Hula is a 1927 American silent romantic comedy film directed by Victor Fleming, and based on the novel Hula, a Romance of Hawaii by Armine von Tempski. The film stars Clara Bow and was released by Paramount Pictures.
In the opening scene of the film, Hula is shown swimming nude in a stream, and later is wearing pants and articulates her sexual desires. Similar to Sadie Thompson (1928), the film depicts a modern woman who is located outside the bounds of American civilization and thus able to act in an “uncivilized” manner like natives who live on the islands.
Clara Gordon Bow (July 29, 1905 – September 27, 1965) was an American actress who rose to stardom during the silent film era of the 1920s and successfully made the transition to “talkies” in 1929. Her appearance as a plucky shopgirl in the film It brought her global fame and the nickname “The It Girl”. Bow came to personify the Roaring Twenties and is described as its leading sex symbol.
Bow appeared in 46 silent films and 11 talkies, including hits such as Mantrap (1926), It (1927), and Wings (1927).

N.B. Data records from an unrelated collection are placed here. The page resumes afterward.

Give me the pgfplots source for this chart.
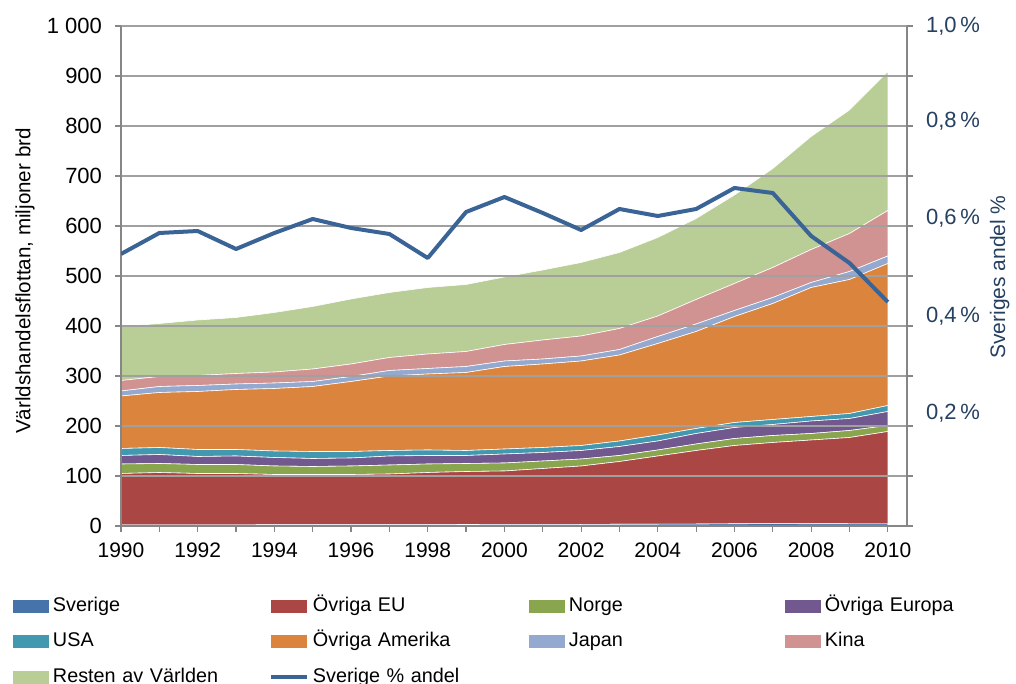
\documentclass[border=0pt]{standalone}
\usepackage{pgfplots}
\pgfplotsset{compat=1.18}
\usepackage{pgfplotstable}
\usepackage{fontspec}
\setmainfont{Liberation Sans}

\definecolor{sverige}{HTML}{4674AA}
\definecolor{eu}{HTML}{AA4643}
\definecolor{norge}{HTML}{89A54E}
\definecolor{europa}{HTML}{71588F}
\definecolor{usa}{HTML}{4198AF}
\definecolor{amerika}{HTML}{DB843D}
\definecolor{japan}{HTML}{93A9CF}
\definecolor{kina}{HTML}{D19392}
\definecolor{resten}{HTML}{B9CD96}
\definecolor{linecol}{HTML}{3A6496}
\definecolor{textblue}{HTML}{254061}
\definecolor{axisgray}{HTML}{868686}
\definecolor{gridgray}{HTML}{A0A0A0}

% miljoner brd per region, andel = Sveriges andel i %
\pgfplotstableread{
year sverige eu norge europa usa amerika japan kina resten andel
1990 2.2 102.8 19 17 14 105 10 21 108 0.544
1991 2.4 104.6 18 18 14 110 12 20 106 0.586
1992 2.4 102.6 18 16 14 116 12 20 111 0.590
1993 2.3 102.7 18 17 13 120 11 21 112 0.554
1994 2.5 100.5 17 17 13 125 11 22 119 0.586
1995 2.7 100.3 16 16 14 130 10 25 125 0.614
1996 2.7 100.3 17 16 13 140 10 25 130 0.596
1997 2.7 101.3 18 18 11 149 11 26 130 0.584
1998 2.6 104.4 17 17 11 152 11 29 133 0.536
1999 3.0 106.0 16 16 10 156 12 30 134 0.628
2000 3.3 106.7 16 18 10 165 11 33 135 0.658
2001 3.2 111.8 15 17 10 167 10 38 140 0.626
2002 3.1 116.9 14 17 10 169 10 40 147 0.592
2003 3.5 125.5 12 18 11 172 11 42 152 0.634
2004 3.6 136.4 12 18 12 183 14 41 157 0.620
2005 3.9 147.1 13 21 10 194 15 49 162 0.634
2006 4.5 156.5 14 22 10 212 12 54 177 0.676
2007 4.8 162.2 14 22 10 232 12 60 198 0.666
2008 4.5 167.5 13 25 9 258 10 66 226 0.580
2009 4.4 172.6 14 24 10 268 16 76 247 0.526
2010 4.1 184.9 12 28 12 284 15 91 278 0.448
}\data

\begin{document}
\begin{tikzpicture}
\useasboundingbox (-60.5bp,-79bp) rectangle (447.5bp,263bp);
\begin{axis}[
    scale only axis,
    width=393bp, height=250bp,
    xmin=1990, xmax=2010.5,
    ymin=0, ymax=1000,
    axis x line*=bottom, axis y line*=left,
    axis line style={draw=axisgray, line width=0.6bp},
    xtick={1990,1992,...,2010},
    minor xtick={1991,1993,...,2009},
    ytick={0,100,...,1000},
    tick align=outside,
    major tick length=3bp, minor tick length=3bp,
    every tick/.style={draw=axisgray, line width=0.6bp},
    ymajorgrids,
    grid style={draw=gridgray, line width=0.6bp},
    /pgf/number format/assume math mode=true,
    xticklabel style={/pgf/number format/1000 sep={}, yshift=-2bp,
        font=\fontsize{10.5bp}{12bp}\selectfont},
    yticklabel style={/pgf/number format/1000 sep={\ }, xshift=-3bp,
        font=\fontsize{11bp}{13bp}\selectfont},
    ylabel={Världshandelsflottan, miljoner brd},
    ylabel style={at={(axis description cs:-0.122,0.49)}, anchor=center,
        font=\fontsize{10.3bp}{12bp}\selectfont},
    stack plots=y,
    area style,
    every axis plot/.append style={draw=white, line width=0.3bp},
    legend image code/.code={\fill[#1, draw=none] (0bp,-3.25bp) rectangle (18bp,3.25bp);},
    legend columns=4,
    legend cell align=left,
    legend style={at={(-0.1374,-0.142)}, anchor=north west,
        draw=none, fill=none, inner sep=0pt, outer sep=0pt,
        font=\fontsize{9.9bp}{11bp}\selectfont,
        row sep=8.75bp, column sep=0pt,
        nodes={inner sep=0pt, text width=108bp, text height=7bp, text depth=2bp},
        /tikz/every odd column/.append style={column sep=2bp}},
]
    \addplot[fill=sverige] table[x=year, y=sverige] {\data} \closedcycle;
    \addlegendentry{Sverige}
    \addplot[fill=eu] table[x=year, y=eu] {\data} \closedcycle;
    \addlegendentry{Övriga EU}
    \addplot[fill=norge] table[x=year, y=norge] {\data} \closedcycle;
    \addlegendentry{Norge}
    \addplot[fill=europa] table[x=year, y=europa] {\data} \closedcycle;
    \addlegendentry{Övriga Europa}
    \addplot[fill=usa] table[x=year, y=usa] {\data} \closedcycle;
    \addlegendentry{USA}
    \addplot[fill=amerika] table[x=year, y=amerika] {\data} \closedcycle;
    \addlegendentry{Övriga Amerika}
    \addplot[fill=japan] table[x=year, y=japan] {\data} \closedcycle;
    \addlegendentry{Japan}
    \addplot[fill=kina] table[x=year, y=kina] {\data} \closedcycle;
    \addlegendentry{Kina}
    \addplot[fill=resten] table[x=year, y=resten] {\data} \closedcycle;
    \addlegendentry{Resten av Världen}
    \addlegendimage{legend image code/.code={\draw[linecol, line width=2bp] (0bp,0bp) -- (18bp,0bp);}}
    \addlegendentry{Sverige \% andel}
\end{axis}

% right axis: tick marks every 0,1; labels sit a little above their marks, as in the original
\begin{axis}[
    scale only axis,
    width=393bp, height=250bp,
    xmin=1990, xmax=2010.5,
    ymin=0, ymax=1,
    axis x line=none, axis y line*=right,
    axis line style={draw=axisgray, line width=0.6bp},
    ytick={0.226,0.42,0.616,0.81,1.0},
    yticklabels={{0,2\,\%},{0,4\,\%},{0,6\,\%},{0,8\,\%},{1,0\,\%}},
    minor ytick={0,0.1,...,1.0},
    tick align=outside,
    major tick length=0bp, minor tick length=3bp,
    every tick/.style={draw=axisgray, line width=0.6bp},
    yticklabel style={font=\fontsize{11bp}{13bp}\selectfont, color=textblue, xshift=6bp},
    ylabel={Sveriges andel \%},
    ylabel style={at={(axis description cs:1.118,0.498)}, anchor=center,
        font=\fontsize{10.5bp}{12bp}\selectfont, color=textblue},
]
    \addplot[linecol, line width=2bp, line join=round] table[x=year, y=andel] {\data};
\end{axis}
\end{tikzpicture}
\end{document}
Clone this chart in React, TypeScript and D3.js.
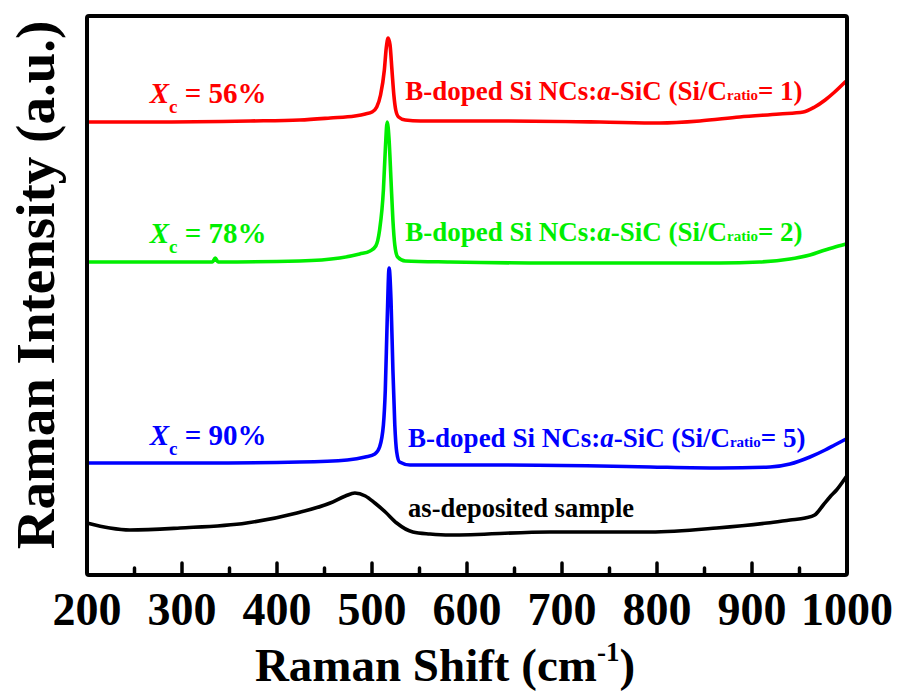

She was named first box-office draw in 1928 and 1929 and second box-office draw in 1927 and 1930. Her presence in a motion picture was said to have ensured investors, by odds of almost two-to-one, a “safe return”. At the apex of her stardom, she received more than 45,000 fan letters in a single month (January 1929).
Two years after marrying actor Rex Bell in 1931, Bow retired from acting and became a rancher in Nevada. Her final film, Hoop-La, was released in 1933. In September 1965, Bow died of a heart attack at the age of 60. (Wikipedia)
Here is a set of vintage photos that shows portraits of Clara Bow during the filming of Hula in 1927.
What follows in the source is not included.